Differential expression for the actin-binding proteins, α-actinin-2 and -3, in different species: Implications for the evolution of functional redundancy

The α-actinins are a multigene family of four actin-binding proteins related to dystrophin. The two skeletal muscle isoforms of α-actinin (ACTN2 and ACTN3) are major structural components of the Z-line involved in anchoring the actin-containing thin filaments. In humans, ACTN2 is expressed in all muscle fibres, while ACTN3 expression is restricted to a subset of type 2 fibres. We have recently demonstrated that α-actinin-3 is absent in ∼ 18% of individuals in a range of human populations, and that homozygosity for a premature stop codon (577X) accounts for most cases of true α-actinin-3 deficiency. Absence of α-actinin-3 is not associated with an obvious disease phenotype, raising the possibility that ACTN3 is functionally redundant in humans, and that α-actinin-2 is able to compensate for α-actinin-3 deficiency. We now present data concerning the expression of ACTN3 in other species. Genotyping of non-human primates indicates that the 577X null mutation has likely arisen in humans. The mouse genome contains four orthologues which all map to evolutionarily conserved syntenic regions for the four human genes.

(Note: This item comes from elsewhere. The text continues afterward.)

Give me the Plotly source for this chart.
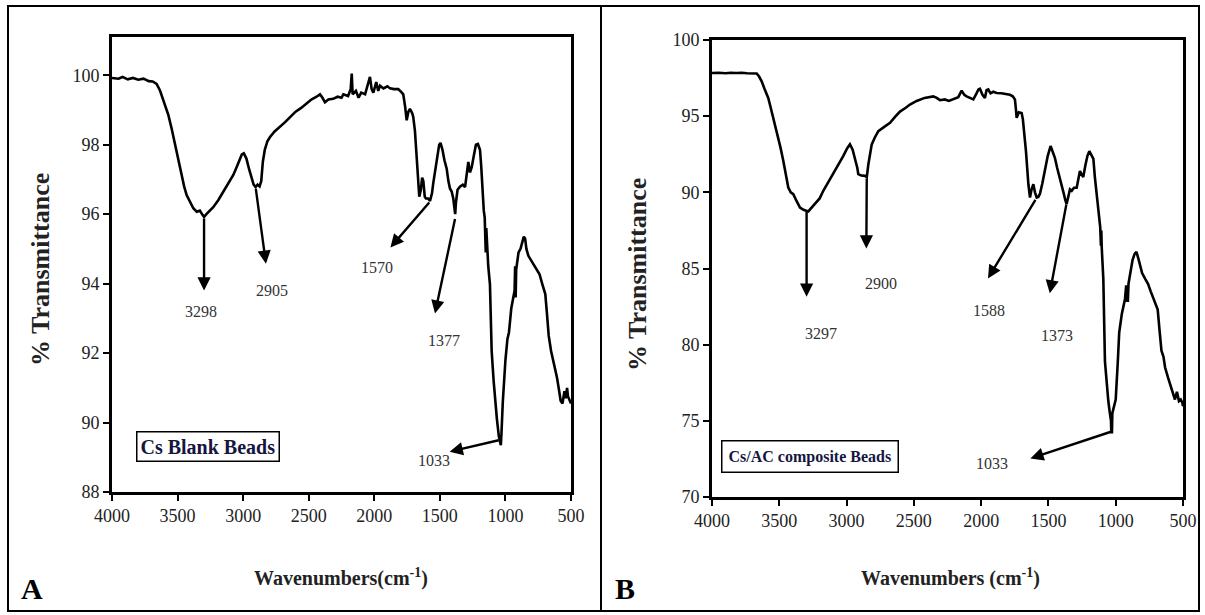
import plotly.graph_objects as go

# ---------------- FTIR spectra ----------------
# Panel A: chitosan (Cs) blank beads
wn_blank = [4000, 3950, 3920, 3880, 3840, 3800, 3760, 3720, 3690, 3660, 3634, 3615, 3596, 3570,
            3545, 3525, 3507, 3490, 3469, 3450, 3431, 3405, 3380, 3354, 3330, 3310, 3298, 3280,
            3250, 3228, 3190, 3151, 3110, 3075, 3050, 3030, 3010, 2995, 2975, 2955, 2935, 2920,
            2905, 2890, 2875, 2862, 2850, 2835, 2815, 2795, 2760, 2719, 2680, 2640, 2600, 2560,
            2520, 2480, 2440, 2414, 2395, 2376, 2350, 2313, 2280, 2250, 2236, 2200, 2180, 2172,
            2165, 2140, 2120, 2100, 2070, 2045, 2033, 2020, 2007, 1985, 1970, 1956, 1930, 1900,
            1880, 1850, 1817, 1790, 1779, 1765, 1753, 1740, 1728, 1710, 1703, 1690, 1682, 1672,
            1662, 1657, 1645, 1635, 1626, 1615, 1606, 1590, 1575, 1560, 1550, 1537, 1520, 1505,
            1495, 1480, 1465, 1448, 1435, 1423, 1410, 1398, 1390, 1383, 1377, 1365, 1347, 1325,
            1308, 1295, 1283, 1270, 1257, 1240, 1225, 1210, 1194, 1185, 1174, 1165, 1158, 1156,
            1153, 1150, 1146, 1140, 1131, 1118, 1105, 1090, 1080, 1065, 1050, 1040, 1035, 1030,
            1020, 1000, 985, 973, 955, 940, 930, 926, 922, 918, 912, 900, 885, 870, 860, 850,
            840, 825, 810, 798, 770, 740, 720, 696, 683, 670, 652, 630, 607, 590, 579, 565, 550,
            540, 530, 523, 510, 500]
t_blank = [99.92, 99.90, 99.95, 99.88, 99.92, 99.87, 99.90, 99.83, 99.82, 99.75, 99.56, 99.35, 99.18, 98.85,
           98.46, 98.10, 97.80, 97.50, 97.13, 96.80, 96.55, 96.35, 96.17, 96.07, 96.10, 95.98, 95.92, 96.00,
           96.10, 96.20, 96.40, 96.65, 96.90, 97.13, 97.35, 97.55, 97.72, 97.75, 97.60, 97.30, 97.00, 96.85,
           96.78, 96.85, 96.80, 96.95, 97.50, 97.85, 98.10, 98.22, 98.38, 98.51, 98.65, 98.80, 98.95, 99.05,
           99.18, 99.30, 99.38, 99.45, 99.35, 99.22, 99.30, 99.32, 99.38, 99.35, 99.45, 99.40, 99.60, 100.05,
           99.45, 99.55, 99.35, 99.50, 99.45, 99.75, 99.95, 99.60, 99.50, 99.80, 99.55, 99.70, 99.62, 99.68,
           99.62, 99.60, 99.60, 99.50, 99.45, 99.10, 98.70, 98.95, 99.03, 98.90, 98.80, 98.40, 97.98, 97.22,
           96.70, 96.50, 96.70, 97.05, 96.95, 96.50, 96.45, 96.45, 96.38, 96.60, 96.90, 97.22, 97.60, 98.00,
           98.05, 97.85, 97.55, 97.31, 96.95, 96.74, 96.65, 96.46, 96.20, 96.00, 96.35, 96.70, 96.79, 96.85,
           96.78, 97.10, 97.50, 97.20, 97.35, 97.70, 98.00, 98.02, 97.85, 97.40, 96.55, 96.10, 95.90, 95.20,
           95.80, 94.90, 95.60, 94.90, 94.50, 93.98, 92.06, 91.20, 90.63, 90.10, 89.60, 89.40, 89.35, 89.70,
           90.60, 91.80, 92.40, 92.60, 93.30, 93.60, 93.80, 94.50, 93.60, 94.40, 94.60, 94.90, 95.00, 95.25,
           95.35, 95.30, 95.00, 94.80, 94.70, 94.64, 94.45, 94.27, 94.00, 93.70, 93.12, 92.50, 92.06, 91.70,
           91.30, 90.90, 90.63, 90.55, 90.90, 90.70, 91.00, 90.75, 90.60, 90.55]

# Panel B: chitosan / activated carbon (Cs/AC) composite beads
wn_comp = [4000, 3950, 3900, 3860, 3820, 3780, 3740, 3700, 3668, 3650, 3631, 3610, 3582, 3565, 3545,
           3525, 3507, 3490, 3470, 3450, 3433, 3415, 3396, 3370, 3346, 3320, 3297, 3284, 3260, 3235,
           3200, 3173, 3140, 3099, 3060, 3024, 2995, 2975, 2955, 2937, 2920, 2913, 2890, 2863, 2850,
           2838, 2825, 2813, 2790, 2764, 2720, 2677, 2640, 2603, 2560, 2529, 2479, 2420, 2356, 2330,
           2306, 2270, 2240, 2207, 2170, 2145, 2125, 2108, 2085, 2058, 2040, 2020, 2009, 1990, 1972,
           1960, 1947, 1930, 1910, 1885, 1850, 1820, 1786, 1765, 1749, 1742, 1736, 1720, 1699, 1690,
           1682, 1667, 1649, 1637, 1625, 1612, 1600, 1587, 1575, 1563, 1545, 1526, 1505, 1484, 1470,
           1452, 1435, 1415, 1400, 1385, 1375, 1365, 1350, 1340, 1327, 1310, 1290, 1278, 1266, 1255,
           1241, 1225, 1210, 1196, 1185, 1166, 1155, 1141, 1130, 1122, 1115, 1110, 1107, 1104, 1100,
           1092, 1080, 1068, 1055, 1045, 1035, 1033, 1028, 1025, 1015, 1000, 985, 974, 955, 931, 922,
           918, 914, 910, 905, 890, 875, 860, 846, 830, 815, 804, 780, 760, 740, 716, 700, 688, 675,
           660, 645, 633, 610, 590, 575, 560, 545, 530, 517, 505, 500]
t_comp = [97.83, 97.85, 97.82, 97.85, 97.83, 97.85, 97.82, 97.83, 97.80, 97.60, 97.29, 96.80, 96.20, 95.60, 94.89,
          94.20, 93.58, 92.90, 92.06, 91.20, 90.31, 90.00, 89.88, 89.40, 89.00, 88.85, 88.80, 88.75, 89.00, 89.23,
          89.60, 90.10, 90.60, 91.19, 91.80, 92.39, 92.90, 93.15, 92.80, 92.27, 91.60, 91.19, 91.10, 91.08, 91.00,
          91.84, 92.60, 93.15, 93.60, 94.02, 94.30, 94.56, 94.95, 95.30, 95.55, 95.76, 96.00, 96.20, 96.30, 96.20,
          96.05, 96.10, 96.00, 96.10, 96.25, 96.68, 96.40, 96.30, 96.20, 96.10, 96.40, 96.75, 96.80, 96.40, 96.20,
          96.70, 96.75, 96.50, 96.60, 96.52, 96.50, 96.45, 96.40, 96.30, 96.10, 95.50, 94.89, 95.25, 95.20, 94.80,
          94.13, 92.71, 90.53, 89.66, 90.20, 90.53, 90.00, 89.66, 89.70, 89.90, 90.60, 91.41, 92.40, 93.04, 92.70,
          92.27, 91.60, 90.97, 90.40, 89.88, 89.50, 89.23, 89.80, 90.20, 90.10, 90.30, 90.30, 90.90, 91.40, 91.20,
          91.00, 91.80, 92.40, 92.70, 92.50, 92.20, 91.00, 89.75, 89.00, 88.45, 87.70, 86.50, 87.50, 86.40, 85.60,
          84.30, 78.90, 77.50, 76.30, 75.60, 75.00, 74.25, 74.25, 75.50, 75.80, 76.40, 78.80, 80.80, 82.00, 83.00, 83.90,
          82.80, 83.90, 82.80, 84.00, 84.80, 85.55, 85.95, 86.10, 85.60, 85.00, 84.70, 84.30, 84.00, 83.50, 82.90,
          82.50, 82.30, 81.00, 79.60, 79.20, 78.50, 77.80, 77.20, 76.80, 76.40, 76.90, 76.30, 76.40, 76.20, 75.95]

# Band assignments: (label, tail wn, tail %T, head wn, head %T, label wn, label %T)
bands_blank = [
    ("3298", 3298, 95.92, 3298, 93.80, 3322, 93.20),
    ("2905", 2905, 96.78, 2826, 94.57, 2780, 93.80),
    ("1570", 1571, 96.38, 1877, 95.04, 1979, 94.47),
    ("1377", 1382, 95.90, 1537, 93.14, 1469, 92.36),
    ("1033", 1040, 89.50, 1425, 89.16, 1542, 88.92),
]
bands_comp = [
    ("3297", 3297, 88.80, 3297, 83.15, 3190, 80.76),
    ("2900", 2850, 91.00, 2853, 86.32, 2745, 84.00),
    ("1588", 1590, 89.60, 1949, 84.35, 1945, 82.27),
    ("1373", 1365, 89.30, 1490, 83.37, 1440, 80.63),
    ("1033", 1030, 74.30, 1634, 72.53, 1920, 72.20),
]

yticks_blank = [88, 90, 92, 94, 96, 98, 100]
yticks_comp = [70, 75, 80, 85, 90, 95, 100]
xticks = [4000, 3500, 3000, 2500, 2000, 1500, 1000, 500]

W, H = 1205, 615
SERIF = "Liberation Serif, Times New Roman, serif"


def fx(p):
    return p / W


def fy(p):
    return 1 - p / H


fig = go.Figure()
fig.add_trace(go.Scatter(x=wn_blank, y=t_blank, mode="lines",
                         line=dict(color="black", width=2.6), xaxis="x", yaxis="y",
                         showlegend=False, hoverinfo="skip"))
fig.add_trace(go.Scatter(x=wn_comp, y=t_comp, mode="lines",
                         line=dict(color="black", width=2.6), xaxis="x2", yaxis="y2",
                         showlegend=False, hoverinfo="skip"))

axis_common = dict(showline=True, linecolor="black", linewidth=2.6, mirror=True,
                   ticks="outside", ticklen=6, tickwidth=2, tickcolor="black",
                   showgrid=False, zeroline=False, automargin=False,
                   tickfont=dict(family=SERIF, size=18, color="#222222"))

fig.update_layout(
    width=W, height=H,
    margin=dict(l=0, r=0, t=0, b=0, pad=0),
    paper_bgcolor="white", plot_bgcolor="white",
    xaxis=dict(domain=[fx(112), fx(571)], range=[4000, 500], tickvals=xticks,
               anchor="y", **axis_common),
    yaxis=dict(domain=[fy(492), fy(37)], range=[88, 101.1], tickvals=yticks_blank,
               anchor="x", **axis_common),
    xaxis2=dict(domain=[fx(712), fx(1183)], range=[4000, 500], tickvals=xticks,
                anchor="y2", **axis_common),
    yaxis2=dict(domain=[fy(497), fy(40)], range=[70, 100], tickvals=yticks_comp,
                anchor="x2", **axis_common),
)

annotations = []
for bands, xr, yr in ((bands_blank, "x", "y"), (bands_comp, "x2", "y2")):
    for label, tx, ty, hx, hy, lx, ly in bands:
        annotations.append(dict(x=hx, y=hy, ax=tx, ay=ty, xref=xr, yref=yr,
                                axref=xr, ayref=yr, text="", showarrow=True,
                                arrowhead=2, arrowsize=1.1, arrowwidth=2.4,
                                arrowcolor="black", standoff=0, startstandoff=0))
        annotations.append(dict(x=lx, y=ly, xref=xr, yref=yr, text=label,
                                showarrow=False, xanchor="center", yanchor="middle",
                                font=dict(family=SERIF, size=16, color="#333333")))


def paper_text(x, y, text, font, **kw):
    annotations.append(dict(x=fx(x), y=fy(y), xref="paper", yref="paper",
                            xanchor="center", yanchor="middle", text=text,
                            showarrow=False, font=font, **kw))


# Sample labels in framed boxes
paper_text(208, 446, "<b>Cs Blank Beads</b>",
           dict(family=SERIF, size=20, color="#15153f"),
           bordercolor="black", borderwidth=1.5, borderpad=3, bgcolor="white")
paper_text(810, 456, "<b>Cs/AC composite Beads</b>",
           dict(family=SERIF, size=16, color="#15153f"),
           bordercolor="black", borderwidth=1.5, borderpad=6, bgcolor="white")

# Axis titles
title_font = dict(family=SERIF, size=26, color="#222222")
paper_text(41, 270, "<b>% Transmittance</b>", title_font, textangle=-90)
paper_text(637, 275, "<b>% Transmittance</b>", title_font, textangle=-90)
xt_font = dict(family=SERIF, size=20, color="#222222")
paper_text(341, 577, "<b>Wavenumbers(cm<sup>-1</sup>)</b>", xt_font)
paper_text(950, 577, "<b>Wavenumbers (cm<sup>-1</sup>)</b>", xt_font)

# Panel letters
letter_font = dict(family=SERIF, size=30, color="black")
paper_text(32, 588, "<b>A</b>", letter_font)
paper_text(625, 588, "<b>B</b>", letter_font)

fig.update_layout(annotations=annotations)

# Outer frame and panel divider
fig.add_shape(type="rect", xref="paper", yref="paper",
              x0=fx(8), x1=fx(1199), y0=fy(611), y1=fy(6),
              line=dict(color="black", width=2))
fig.add_shape(type="line", xref="paper", yref="paper",
              x0=fx(601), x1=fx(601), y0=fy(611), y1=fy(6),
              line=dict(color="black", width=2))

fig.write_html("out.html")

Murine Actn2 and Actn3 are differentially expressed, spatially and temporally, during embryonic development and, in contrast to humans, α-actinin-2 expression does not completely overlap α-actinin-3 in postnatal skeletal muscle, suggesting independent function. Furthermore, sequence comparison of human, mouse and chicken α-actinin genes demonstrates that ACTN3 has been conserved over a long period of evolutionary time, implying a constraint on evolutionary rate imposed by continued function of the gene. These observations provide a real framework in which to test theoretical models of genetic redundancy as they apply to human populations. In addition we highlight the need for caution in making conclusions about gene function from the phenotypic consequences of loss-of-function mutations in animal knockout models.